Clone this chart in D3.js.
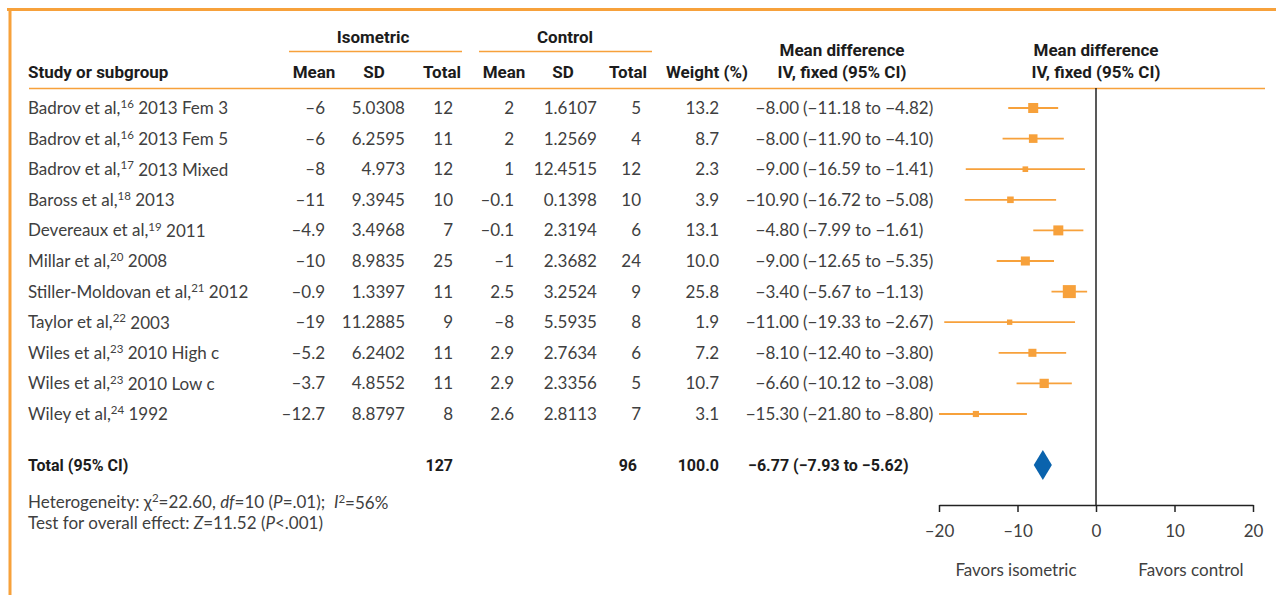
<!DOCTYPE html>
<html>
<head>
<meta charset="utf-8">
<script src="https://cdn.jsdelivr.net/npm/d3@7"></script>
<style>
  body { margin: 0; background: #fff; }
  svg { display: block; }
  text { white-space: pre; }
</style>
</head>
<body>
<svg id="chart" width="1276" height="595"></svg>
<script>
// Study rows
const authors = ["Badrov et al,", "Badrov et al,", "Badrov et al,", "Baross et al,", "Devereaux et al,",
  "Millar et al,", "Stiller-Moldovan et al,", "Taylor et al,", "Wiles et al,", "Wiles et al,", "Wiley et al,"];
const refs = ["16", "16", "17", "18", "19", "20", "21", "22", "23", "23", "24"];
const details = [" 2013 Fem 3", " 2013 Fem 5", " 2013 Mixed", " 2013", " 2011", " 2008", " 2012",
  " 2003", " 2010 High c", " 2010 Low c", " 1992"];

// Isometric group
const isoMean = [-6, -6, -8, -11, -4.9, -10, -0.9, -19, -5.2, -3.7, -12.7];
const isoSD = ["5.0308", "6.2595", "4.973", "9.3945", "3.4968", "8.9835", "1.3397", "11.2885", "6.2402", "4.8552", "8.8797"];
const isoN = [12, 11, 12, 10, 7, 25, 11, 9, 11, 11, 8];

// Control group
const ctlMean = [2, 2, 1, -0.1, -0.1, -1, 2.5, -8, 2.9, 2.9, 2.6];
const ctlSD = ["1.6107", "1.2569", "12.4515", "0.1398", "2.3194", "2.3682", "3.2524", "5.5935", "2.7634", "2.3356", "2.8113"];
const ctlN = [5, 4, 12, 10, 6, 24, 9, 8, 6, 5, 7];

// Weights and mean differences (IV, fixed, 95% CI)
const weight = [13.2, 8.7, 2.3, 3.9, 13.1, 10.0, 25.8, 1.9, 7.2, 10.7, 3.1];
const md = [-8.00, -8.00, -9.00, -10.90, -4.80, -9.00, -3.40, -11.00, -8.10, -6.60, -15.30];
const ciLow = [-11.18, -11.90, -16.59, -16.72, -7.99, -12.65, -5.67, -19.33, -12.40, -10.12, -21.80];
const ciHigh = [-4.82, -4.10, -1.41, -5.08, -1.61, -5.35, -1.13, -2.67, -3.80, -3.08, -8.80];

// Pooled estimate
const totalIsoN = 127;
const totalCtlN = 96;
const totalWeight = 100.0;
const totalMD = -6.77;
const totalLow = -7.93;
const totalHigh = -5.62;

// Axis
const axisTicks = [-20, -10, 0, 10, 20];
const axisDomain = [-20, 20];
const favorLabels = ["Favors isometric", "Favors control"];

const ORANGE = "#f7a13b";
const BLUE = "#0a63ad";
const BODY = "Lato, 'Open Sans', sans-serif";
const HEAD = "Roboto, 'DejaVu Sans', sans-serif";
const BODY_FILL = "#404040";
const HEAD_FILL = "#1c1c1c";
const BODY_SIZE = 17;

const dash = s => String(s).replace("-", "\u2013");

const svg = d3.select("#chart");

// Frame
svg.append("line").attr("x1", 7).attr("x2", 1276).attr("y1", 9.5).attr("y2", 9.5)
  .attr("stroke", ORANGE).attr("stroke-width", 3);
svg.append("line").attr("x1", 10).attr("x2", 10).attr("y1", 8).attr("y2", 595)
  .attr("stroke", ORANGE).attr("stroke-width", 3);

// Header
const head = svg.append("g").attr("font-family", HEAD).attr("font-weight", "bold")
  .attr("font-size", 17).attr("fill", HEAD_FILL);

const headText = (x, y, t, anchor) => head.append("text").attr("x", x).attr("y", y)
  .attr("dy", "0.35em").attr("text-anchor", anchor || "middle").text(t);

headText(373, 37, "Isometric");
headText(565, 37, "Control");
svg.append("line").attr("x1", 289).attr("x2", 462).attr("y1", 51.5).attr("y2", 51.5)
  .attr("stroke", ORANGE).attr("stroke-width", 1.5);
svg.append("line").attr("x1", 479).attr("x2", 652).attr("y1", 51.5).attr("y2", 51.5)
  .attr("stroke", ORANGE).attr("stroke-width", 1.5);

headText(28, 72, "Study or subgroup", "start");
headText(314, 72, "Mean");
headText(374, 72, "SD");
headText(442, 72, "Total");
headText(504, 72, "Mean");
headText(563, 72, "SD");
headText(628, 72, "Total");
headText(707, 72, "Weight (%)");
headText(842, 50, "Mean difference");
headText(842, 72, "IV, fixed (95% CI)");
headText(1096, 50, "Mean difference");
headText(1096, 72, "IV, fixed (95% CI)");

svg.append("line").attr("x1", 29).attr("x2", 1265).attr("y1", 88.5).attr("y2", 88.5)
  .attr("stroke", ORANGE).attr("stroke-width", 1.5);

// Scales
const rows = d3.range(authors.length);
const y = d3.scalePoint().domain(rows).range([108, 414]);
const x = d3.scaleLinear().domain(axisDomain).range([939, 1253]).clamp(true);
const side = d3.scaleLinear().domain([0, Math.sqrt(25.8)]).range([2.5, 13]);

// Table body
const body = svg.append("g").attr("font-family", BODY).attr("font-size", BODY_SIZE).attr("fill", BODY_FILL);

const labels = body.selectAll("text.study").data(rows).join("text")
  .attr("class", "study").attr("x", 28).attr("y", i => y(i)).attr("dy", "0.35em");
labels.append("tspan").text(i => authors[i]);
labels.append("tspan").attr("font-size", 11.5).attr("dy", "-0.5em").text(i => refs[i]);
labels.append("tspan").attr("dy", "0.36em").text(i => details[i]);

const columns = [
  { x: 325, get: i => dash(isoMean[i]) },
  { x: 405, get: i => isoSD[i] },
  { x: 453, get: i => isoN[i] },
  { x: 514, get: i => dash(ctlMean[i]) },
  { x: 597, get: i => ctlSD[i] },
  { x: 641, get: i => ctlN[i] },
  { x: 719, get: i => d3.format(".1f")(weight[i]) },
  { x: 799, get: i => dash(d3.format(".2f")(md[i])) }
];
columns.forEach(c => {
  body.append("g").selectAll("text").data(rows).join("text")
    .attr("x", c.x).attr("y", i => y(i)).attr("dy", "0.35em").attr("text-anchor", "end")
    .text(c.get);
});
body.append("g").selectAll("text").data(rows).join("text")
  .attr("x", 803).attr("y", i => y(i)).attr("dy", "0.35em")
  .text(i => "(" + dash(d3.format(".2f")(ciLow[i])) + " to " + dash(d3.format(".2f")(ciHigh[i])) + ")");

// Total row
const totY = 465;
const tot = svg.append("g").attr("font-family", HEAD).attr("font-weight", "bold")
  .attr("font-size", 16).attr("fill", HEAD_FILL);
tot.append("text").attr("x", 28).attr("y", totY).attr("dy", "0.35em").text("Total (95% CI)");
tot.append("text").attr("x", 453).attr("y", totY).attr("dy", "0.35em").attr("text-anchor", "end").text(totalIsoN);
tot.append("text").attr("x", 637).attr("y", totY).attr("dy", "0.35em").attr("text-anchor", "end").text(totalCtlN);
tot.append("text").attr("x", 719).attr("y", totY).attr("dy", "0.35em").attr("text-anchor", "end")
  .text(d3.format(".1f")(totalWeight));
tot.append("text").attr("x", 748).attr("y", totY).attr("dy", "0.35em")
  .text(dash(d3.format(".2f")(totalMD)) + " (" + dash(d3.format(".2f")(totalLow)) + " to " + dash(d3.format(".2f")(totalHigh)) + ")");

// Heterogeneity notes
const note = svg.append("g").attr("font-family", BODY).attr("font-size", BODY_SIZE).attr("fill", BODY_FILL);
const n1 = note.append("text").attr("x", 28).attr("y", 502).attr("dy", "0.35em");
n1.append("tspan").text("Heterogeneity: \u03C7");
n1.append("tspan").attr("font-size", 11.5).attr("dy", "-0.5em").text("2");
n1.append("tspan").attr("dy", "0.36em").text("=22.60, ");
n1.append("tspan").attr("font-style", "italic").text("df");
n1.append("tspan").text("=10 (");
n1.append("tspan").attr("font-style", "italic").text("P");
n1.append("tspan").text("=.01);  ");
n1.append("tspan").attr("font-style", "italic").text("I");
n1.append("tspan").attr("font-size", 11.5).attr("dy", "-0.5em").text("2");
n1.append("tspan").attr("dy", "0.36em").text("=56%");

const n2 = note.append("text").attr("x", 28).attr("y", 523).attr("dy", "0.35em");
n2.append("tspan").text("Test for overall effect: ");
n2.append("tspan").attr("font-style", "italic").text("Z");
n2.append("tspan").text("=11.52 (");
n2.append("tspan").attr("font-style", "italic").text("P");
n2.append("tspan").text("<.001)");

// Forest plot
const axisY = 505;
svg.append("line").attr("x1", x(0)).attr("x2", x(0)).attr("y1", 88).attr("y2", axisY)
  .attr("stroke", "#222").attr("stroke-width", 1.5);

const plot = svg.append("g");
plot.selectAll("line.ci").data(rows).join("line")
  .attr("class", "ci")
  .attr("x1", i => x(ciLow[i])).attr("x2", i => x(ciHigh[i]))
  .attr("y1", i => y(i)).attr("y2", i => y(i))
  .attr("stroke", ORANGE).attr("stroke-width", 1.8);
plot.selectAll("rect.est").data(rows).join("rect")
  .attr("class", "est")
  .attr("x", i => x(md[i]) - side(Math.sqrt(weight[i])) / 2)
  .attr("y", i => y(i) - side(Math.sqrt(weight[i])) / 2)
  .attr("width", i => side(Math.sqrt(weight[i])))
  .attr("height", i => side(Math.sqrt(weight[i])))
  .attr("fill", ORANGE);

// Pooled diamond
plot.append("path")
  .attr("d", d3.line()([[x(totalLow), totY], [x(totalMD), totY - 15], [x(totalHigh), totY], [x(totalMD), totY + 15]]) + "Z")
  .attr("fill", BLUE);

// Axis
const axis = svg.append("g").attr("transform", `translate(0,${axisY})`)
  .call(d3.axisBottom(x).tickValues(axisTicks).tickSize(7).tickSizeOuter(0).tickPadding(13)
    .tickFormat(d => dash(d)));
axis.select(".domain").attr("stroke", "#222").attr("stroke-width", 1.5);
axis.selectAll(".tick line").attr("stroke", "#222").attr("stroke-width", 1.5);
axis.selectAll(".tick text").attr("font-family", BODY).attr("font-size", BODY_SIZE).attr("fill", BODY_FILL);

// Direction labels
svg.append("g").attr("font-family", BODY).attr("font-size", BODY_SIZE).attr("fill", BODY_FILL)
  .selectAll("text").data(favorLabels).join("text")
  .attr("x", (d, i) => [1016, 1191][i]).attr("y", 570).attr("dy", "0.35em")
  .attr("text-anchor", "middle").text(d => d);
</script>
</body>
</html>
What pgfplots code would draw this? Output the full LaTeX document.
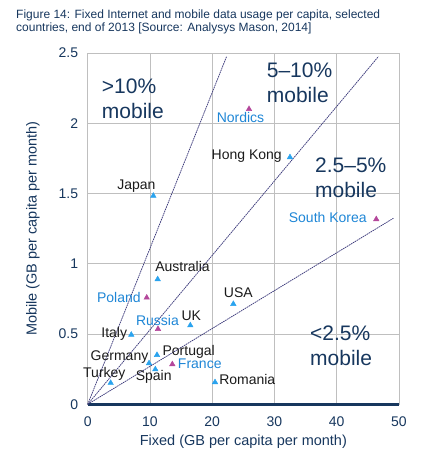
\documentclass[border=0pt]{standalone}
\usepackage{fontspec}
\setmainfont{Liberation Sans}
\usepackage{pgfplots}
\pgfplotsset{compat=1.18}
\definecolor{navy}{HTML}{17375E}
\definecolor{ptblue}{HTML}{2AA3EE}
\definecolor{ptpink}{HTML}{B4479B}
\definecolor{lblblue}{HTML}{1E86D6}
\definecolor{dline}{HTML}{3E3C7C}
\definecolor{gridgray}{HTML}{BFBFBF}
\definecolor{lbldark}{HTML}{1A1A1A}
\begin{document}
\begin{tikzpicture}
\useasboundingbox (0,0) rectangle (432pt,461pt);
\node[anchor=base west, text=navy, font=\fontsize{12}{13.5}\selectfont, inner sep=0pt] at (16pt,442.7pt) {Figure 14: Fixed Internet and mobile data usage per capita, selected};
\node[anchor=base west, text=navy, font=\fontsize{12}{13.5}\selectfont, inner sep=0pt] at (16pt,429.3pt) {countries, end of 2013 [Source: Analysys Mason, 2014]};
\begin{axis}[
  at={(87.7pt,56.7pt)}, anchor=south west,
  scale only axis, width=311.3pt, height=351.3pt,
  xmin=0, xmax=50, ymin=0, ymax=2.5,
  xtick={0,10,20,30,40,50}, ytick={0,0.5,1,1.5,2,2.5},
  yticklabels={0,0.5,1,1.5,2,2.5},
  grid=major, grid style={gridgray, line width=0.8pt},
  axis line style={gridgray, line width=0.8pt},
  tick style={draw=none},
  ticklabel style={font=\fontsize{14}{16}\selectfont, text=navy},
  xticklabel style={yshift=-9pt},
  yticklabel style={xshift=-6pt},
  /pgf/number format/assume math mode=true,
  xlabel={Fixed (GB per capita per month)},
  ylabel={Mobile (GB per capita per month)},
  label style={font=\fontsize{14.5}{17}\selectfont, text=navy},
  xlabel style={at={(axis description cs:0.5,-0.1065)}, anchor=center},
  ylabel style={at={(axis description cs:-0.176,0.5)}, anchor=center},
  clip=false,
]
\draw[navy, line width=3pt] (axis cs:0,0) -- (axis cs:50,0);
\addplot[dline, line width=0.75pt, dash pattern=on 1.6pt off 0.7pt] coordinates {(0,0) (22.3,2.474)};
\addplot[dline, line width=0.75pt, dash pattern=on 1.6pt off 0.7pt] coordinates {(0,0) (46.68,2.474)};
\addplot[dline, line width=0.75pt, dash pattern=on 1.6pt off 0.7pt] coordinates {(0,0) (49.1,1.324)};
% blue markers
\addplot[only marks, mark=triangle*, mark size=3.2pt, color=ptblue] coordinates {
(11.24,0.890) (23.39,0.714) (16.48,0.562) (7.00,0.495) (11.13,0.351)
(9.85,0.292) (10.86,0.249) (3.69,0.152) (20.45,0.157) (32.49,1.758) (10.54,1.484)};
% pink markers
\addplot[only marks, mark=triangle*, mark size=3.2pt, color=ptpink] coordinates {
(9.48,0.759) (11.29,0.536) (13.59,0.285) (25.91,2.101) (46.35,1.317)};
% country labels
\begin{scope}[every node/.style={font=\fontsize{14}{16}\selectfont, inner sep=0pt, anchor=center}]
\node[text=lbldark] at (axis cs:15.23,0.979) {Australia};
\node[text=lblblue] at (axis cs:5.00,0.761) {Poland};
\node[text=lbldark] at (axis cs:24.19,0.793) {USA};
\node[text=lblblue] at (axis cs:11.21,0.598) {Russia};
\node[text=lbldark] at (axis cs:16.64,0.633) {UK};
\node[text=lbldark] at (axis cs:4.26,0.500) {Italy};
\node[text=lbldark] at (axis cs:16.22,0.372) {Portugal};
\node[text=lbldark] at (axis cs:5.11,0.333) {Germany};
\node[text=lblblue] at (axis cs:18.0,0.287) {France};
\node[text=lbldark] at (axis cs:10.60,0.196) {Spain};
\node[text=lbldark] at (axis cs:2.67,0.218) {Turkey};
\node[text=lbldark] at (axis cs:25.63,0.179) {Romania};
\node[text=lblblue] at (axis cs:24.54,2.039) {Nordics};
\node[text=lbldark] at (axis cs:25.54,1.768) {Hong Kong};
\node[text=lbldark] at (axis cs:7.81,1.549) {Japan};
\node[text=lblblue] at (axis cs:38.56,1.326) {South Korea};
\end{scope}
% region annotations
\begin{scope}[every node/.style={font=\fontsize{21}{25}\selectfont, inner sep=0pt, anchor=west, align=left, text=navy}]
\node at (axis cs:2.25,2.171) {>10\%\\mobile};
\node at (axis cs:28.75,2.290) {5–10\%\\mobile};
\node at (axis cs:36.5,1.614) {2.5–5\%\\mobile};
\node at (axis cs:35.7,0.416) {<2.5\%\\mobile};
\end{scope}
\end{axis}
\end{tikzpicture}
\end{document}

**What is needed**.
Up to and including the line with "9, 8, 6, 5, 7];", copy the data above from its first line. Skip pictures.

**The response**.
Clone this chart in D3.js.
<!DOCTYPE html>
<html>
<head>
<meta charset="utf-8">
<script src="https://cdn.jsdelivr.net/npm/d3@7"></script>
<style>
  body { margin: 0; background: #fff; }
  svg { display: block; }
  text { white-space: pre; }
</style>
</head>
<body>
<svg id="chart" width="1276" height="595"></svg>
<script>
// Study rows
const authors = ["Badrov et al,", "Badrov et al,", "Badrov et al,", "Baross et al,", "Devereaux et al,",
  "Millar et al,", "Stiller-Moldovan et al,", "Taylor et al,", "Wiles et al,", "Wiles et al,", "Wiley et al,"];
const refs = ["16", "16", "17", "18", "19", "20", "21", "22", "23", "23", "24"];
const details = [" 2013 Fem 3", " 2013 Fem 5", " 2013 Mixed", " 2013", " 2011", " 2008", " 2012",
  " 2003", " 2010 High c", " 2010 Low c", " 1992"];

// Isometric group
const isoMean = [-6, -6, -8, -11, -4.9, -10, -0.9, -19, -5.2, -3.7, -12.7];
const isoSD = ["5.0308", "6.2595", "4.973", "9.3945", "3.4968", "8.9835", "1.3397", "11.2885", "6.2402", "4.8552", "8.8797"];
const isoN = [12, 11, 12, 10, 7, 25, 11, 9, 11, 11, 8];

// Control group
const ctlMean = [2, 2, 1, -0.1, -0.1, -1, 2.5, -8, 2.9, 2.9, 2.6];
const ctlSD = ["1.6107", "1.2569", "12.4515", "0.1398", "2.3194", "2.3682", "3.2524", "5.5935", "2.7634", "2.3356", "2.8113"];
const ctlN = [5, 4, 12, 10, 6, 24, 9, 8, 6, 5, 7];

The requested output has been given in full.